- _EXERCISE OBJECTIVE_
Wherever a line below holds the word "this", copy that line.

'''

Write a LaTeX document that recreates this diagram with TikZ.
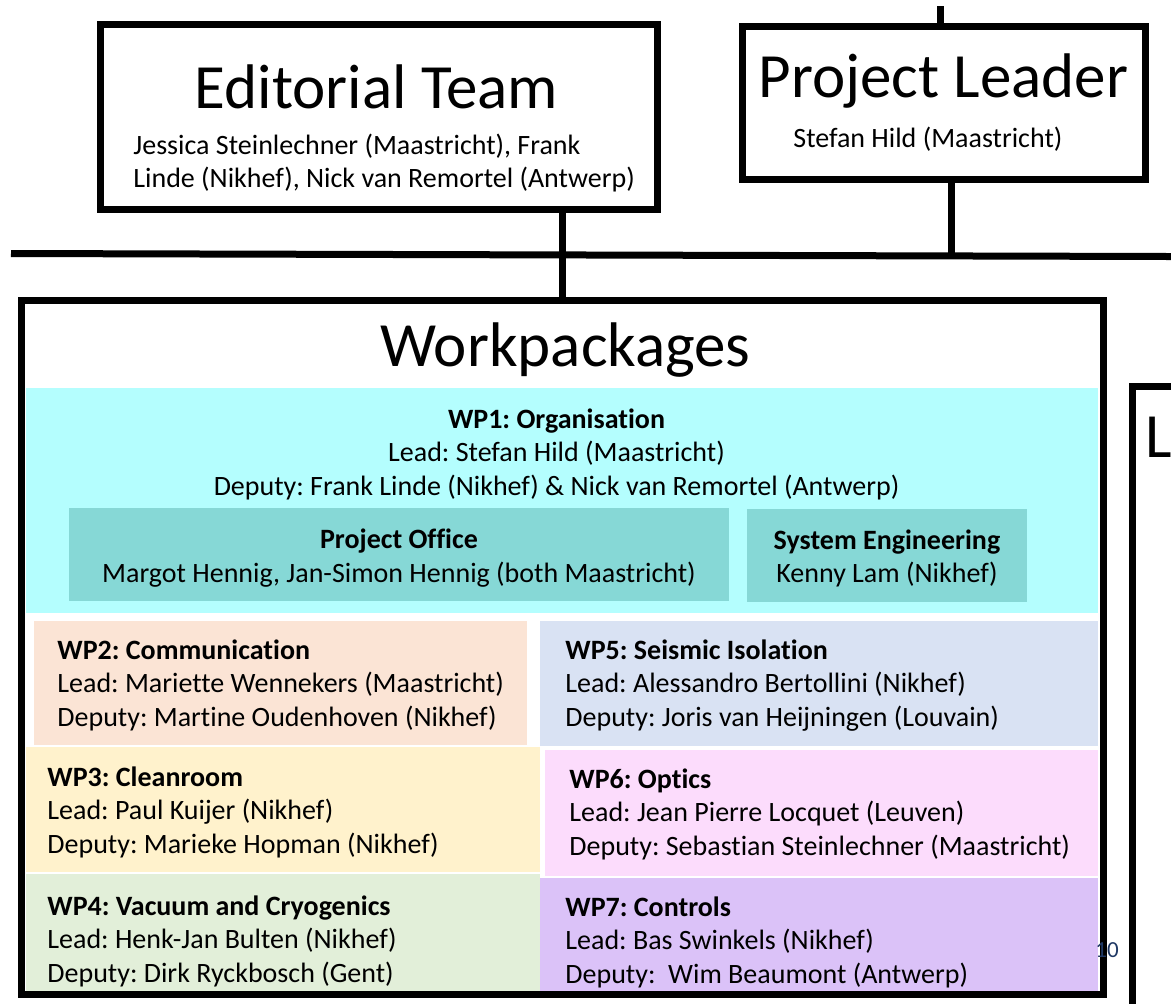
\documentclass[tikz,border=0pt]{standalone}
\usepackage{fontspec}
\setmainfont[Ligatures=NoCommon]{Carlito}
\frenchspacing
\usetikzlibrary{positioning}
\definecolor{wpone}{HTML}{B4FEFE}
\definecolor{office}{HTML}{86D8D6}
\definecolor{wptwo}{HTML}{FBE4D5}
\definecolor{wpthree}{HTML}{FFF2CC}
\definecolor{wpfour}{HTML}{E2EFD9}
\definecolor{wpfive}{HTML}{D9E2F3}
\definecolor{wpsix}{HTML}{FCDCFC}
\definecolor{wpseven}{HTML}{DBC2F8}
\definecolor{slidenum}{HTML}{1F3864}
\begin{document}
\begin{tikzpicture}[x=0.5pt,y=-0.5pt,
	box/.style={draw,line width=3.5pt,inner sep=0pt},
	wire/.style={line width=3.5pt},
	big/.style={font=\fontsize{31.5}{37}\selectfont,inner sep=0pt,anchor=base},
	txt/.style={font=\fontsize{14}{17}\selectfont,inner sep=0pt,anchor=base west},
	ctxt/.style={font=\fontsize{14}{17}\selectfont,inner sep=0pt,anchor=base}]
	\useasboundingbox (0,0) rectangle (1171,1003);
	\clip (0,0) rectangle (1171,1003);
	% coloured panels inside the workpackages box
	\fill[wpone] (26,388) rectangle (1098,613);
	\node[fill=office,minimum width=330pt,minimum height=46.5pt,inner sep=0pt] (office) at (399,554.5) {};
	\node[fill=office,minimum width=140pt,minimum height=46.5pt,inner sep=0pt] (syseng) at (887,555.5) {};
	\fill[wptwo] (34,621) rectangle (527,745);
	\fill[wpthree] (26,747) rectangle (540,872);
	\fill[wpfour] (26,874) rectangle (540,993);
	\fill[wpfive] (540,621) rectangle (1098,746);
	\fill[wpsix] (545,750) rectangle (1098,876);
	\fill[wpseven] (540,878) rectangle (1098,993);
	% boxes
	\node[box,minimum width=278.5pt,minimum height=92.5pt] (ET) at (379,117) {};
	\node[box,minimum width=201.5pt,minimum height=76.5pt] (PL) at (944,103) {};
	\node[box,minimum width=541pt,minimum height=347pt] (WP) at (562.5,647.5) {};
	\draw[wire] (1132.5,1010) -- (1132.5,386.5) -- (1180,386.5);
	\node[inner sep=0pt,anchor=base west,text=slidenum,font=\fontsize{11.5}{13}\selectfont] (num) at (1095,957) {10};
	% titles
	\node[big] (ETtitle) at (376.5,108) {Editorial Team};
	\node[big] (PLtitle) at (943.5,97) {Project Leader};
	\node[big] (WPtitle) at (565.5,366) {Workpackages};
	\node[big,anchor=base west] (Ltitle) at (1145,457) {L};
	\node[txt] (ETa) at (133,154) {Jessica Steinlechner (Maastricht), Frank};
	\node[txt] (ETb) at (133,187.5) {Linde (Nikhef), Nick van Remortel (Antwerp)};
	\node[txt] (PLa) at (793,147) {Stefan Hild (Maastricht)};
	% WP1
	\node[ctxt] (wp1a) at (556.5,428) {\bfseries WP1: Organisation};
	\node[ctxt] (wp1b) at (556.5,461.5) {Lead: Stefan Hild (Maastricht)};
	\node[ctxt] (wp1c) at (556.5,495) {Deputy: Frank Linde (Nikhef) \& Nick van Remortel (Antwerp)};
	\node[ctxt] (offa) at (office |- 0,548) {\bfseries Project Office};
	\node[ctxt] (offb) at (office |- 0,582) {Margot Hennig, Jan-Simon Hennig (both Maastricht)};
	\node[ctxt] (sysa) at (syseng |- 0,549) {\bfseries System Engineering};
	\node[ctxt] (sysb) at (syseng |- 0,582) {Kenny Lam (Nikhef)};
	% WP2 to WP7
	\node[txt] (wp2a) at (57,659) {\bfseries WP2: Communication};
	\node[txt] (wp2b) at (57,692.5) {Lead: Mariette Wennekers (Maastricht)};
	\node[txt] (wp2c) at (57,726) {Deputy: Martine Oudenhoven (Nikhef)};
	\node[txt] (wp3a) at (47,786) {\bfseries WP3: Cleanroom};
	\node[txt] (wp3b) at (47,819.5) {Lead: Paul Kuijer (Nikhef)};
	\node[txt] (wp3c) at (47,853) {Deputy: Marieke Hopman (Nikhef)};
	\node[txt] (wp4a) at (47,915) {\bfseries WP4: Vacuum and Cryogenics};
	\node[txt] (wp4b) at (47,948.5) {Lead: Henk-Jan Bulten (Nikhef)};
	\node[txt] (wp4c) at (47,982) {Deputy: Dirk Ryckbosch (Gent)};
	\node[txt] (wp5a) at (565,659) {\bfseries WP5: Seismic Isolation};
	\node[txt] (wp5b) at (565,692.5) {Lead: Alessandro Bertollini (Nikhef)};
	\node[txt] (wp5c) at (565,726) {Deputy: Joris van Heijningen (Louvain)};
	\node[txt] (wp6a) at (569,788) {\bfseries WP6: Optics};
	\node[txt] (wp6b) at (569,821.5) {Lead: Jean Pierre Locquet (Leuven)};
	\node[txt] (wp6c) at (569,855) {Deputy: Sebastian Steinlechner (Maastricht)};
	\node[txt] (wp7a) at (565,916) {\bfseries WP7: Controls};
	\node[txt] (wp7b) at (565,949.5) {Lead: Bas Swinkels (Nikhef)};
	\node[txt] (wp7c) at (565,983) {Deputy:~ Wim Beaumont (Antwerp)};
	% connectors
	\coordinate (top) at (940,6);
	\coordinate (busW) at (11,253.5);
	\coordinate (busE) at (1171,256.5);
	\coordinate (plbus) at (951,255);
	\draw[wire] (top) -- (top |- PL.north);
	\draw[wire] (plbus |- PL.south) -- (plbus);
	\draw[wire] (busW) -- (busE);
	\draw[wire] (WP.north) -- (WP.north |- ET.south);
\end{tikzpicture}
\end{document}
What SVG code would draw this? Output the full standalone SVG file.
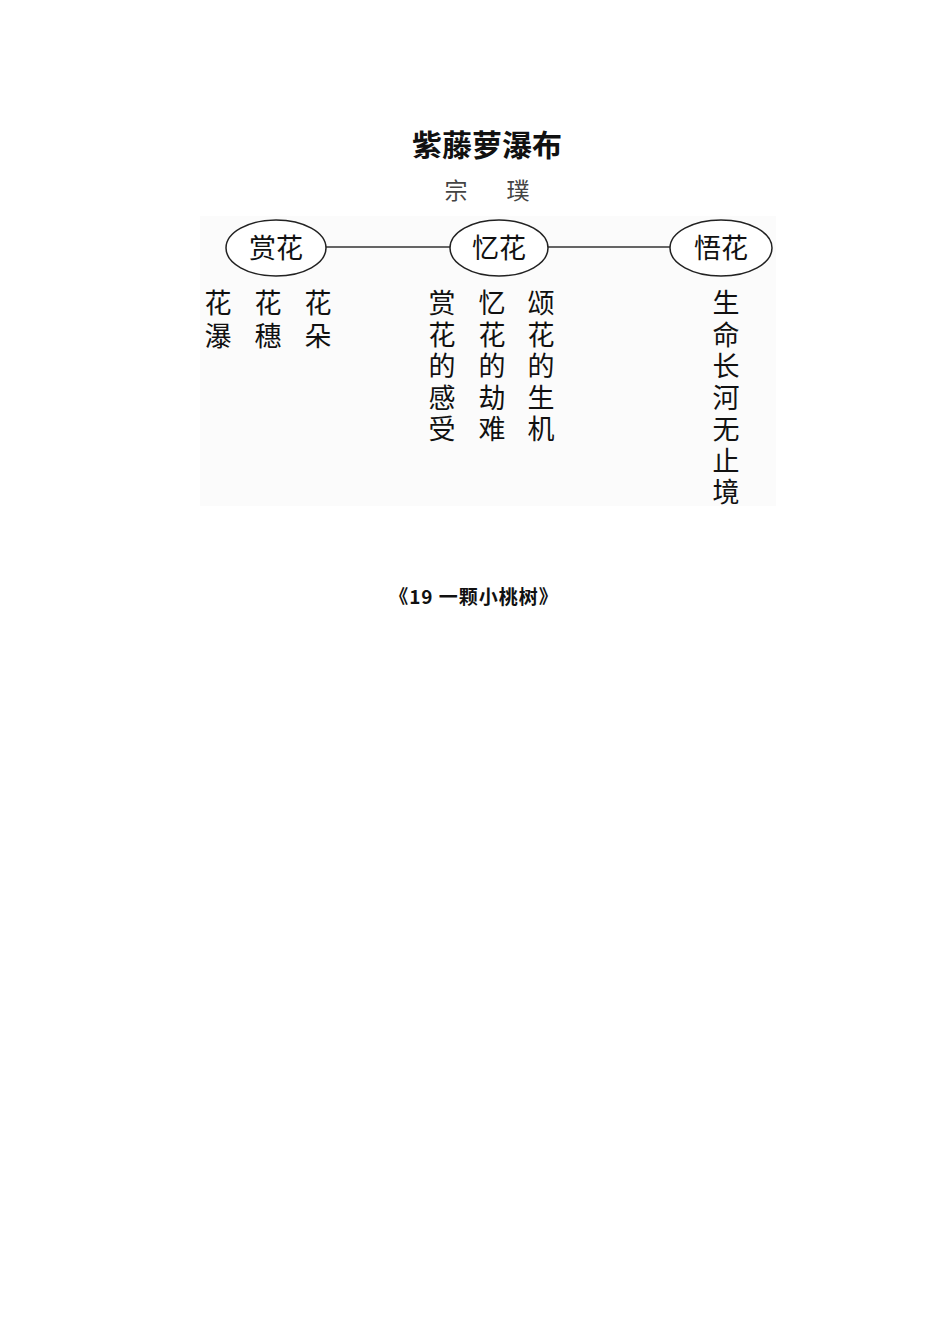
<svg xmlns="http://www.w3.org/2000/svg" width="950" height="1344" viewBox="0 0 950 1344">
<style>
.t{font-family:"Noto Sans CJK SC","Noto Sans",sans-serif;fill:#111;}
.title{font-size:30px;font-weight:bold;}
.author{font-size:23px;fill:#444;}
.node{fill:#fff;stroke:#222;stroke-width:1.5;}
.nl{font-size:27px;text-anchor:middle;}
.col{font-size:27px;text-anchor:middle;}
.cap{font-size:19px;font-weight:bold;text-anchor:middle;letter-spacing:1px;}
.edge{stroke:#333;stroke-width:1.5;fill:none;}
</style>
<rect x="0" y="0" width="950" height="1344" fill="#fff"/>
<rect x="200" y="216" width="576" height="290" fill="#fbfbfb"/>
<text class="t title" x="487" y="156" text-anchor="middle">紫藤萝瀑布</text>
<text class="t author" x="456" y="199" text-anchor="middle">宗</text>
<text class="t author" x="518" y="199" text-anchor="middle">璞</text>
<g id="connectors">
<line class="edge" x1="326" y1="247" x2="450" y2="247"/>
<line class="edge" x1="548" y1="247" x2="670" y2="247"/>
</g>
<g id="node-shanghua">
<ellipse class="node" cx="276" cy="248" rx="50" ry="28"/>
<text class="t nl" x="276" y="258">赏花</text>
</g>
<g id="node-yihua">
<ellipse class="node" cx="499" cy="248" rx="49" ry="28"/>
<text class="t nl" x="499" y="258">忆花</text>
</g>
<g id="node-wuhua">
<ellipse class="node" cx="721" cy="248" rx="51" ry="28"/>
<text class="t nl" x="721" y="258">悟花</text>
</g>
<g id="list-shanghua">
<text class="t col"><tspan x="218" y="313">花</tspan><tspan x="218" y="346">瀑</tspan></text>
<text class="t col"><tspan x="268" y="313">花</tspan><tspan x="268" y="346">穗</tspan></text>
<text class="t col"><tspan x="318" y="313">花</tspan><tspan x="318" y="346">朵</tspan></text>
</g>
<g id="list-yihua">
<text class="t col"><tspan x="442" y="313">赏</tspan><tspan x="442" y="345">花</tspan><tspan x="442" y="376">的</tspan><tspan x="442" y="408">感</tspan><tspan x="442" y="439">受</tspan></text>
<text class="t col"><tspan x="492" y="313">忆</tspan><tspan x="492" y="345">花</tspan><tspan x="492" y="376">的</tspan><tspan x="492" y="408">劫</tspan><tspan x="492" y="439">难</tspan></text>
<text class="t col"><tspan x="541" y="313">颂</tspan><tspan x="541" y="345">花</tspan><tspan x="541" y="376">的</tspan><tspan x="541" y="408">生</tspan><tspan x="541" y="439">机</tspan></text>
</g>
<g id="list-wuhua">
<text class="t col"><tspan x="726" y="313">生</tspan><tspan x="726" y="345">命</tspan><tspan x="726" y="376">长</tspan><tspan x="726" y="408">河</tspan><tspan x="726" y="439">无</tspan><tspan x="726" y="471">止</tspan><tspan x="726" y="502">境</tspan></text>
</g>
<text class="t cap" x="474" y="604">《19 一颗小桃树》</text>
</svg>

'''

- _THE ANSWER_
Write a LaTeX document that recreates this diagram with TikZ.
What SVG code would draw this? Output the full standalone SVG file.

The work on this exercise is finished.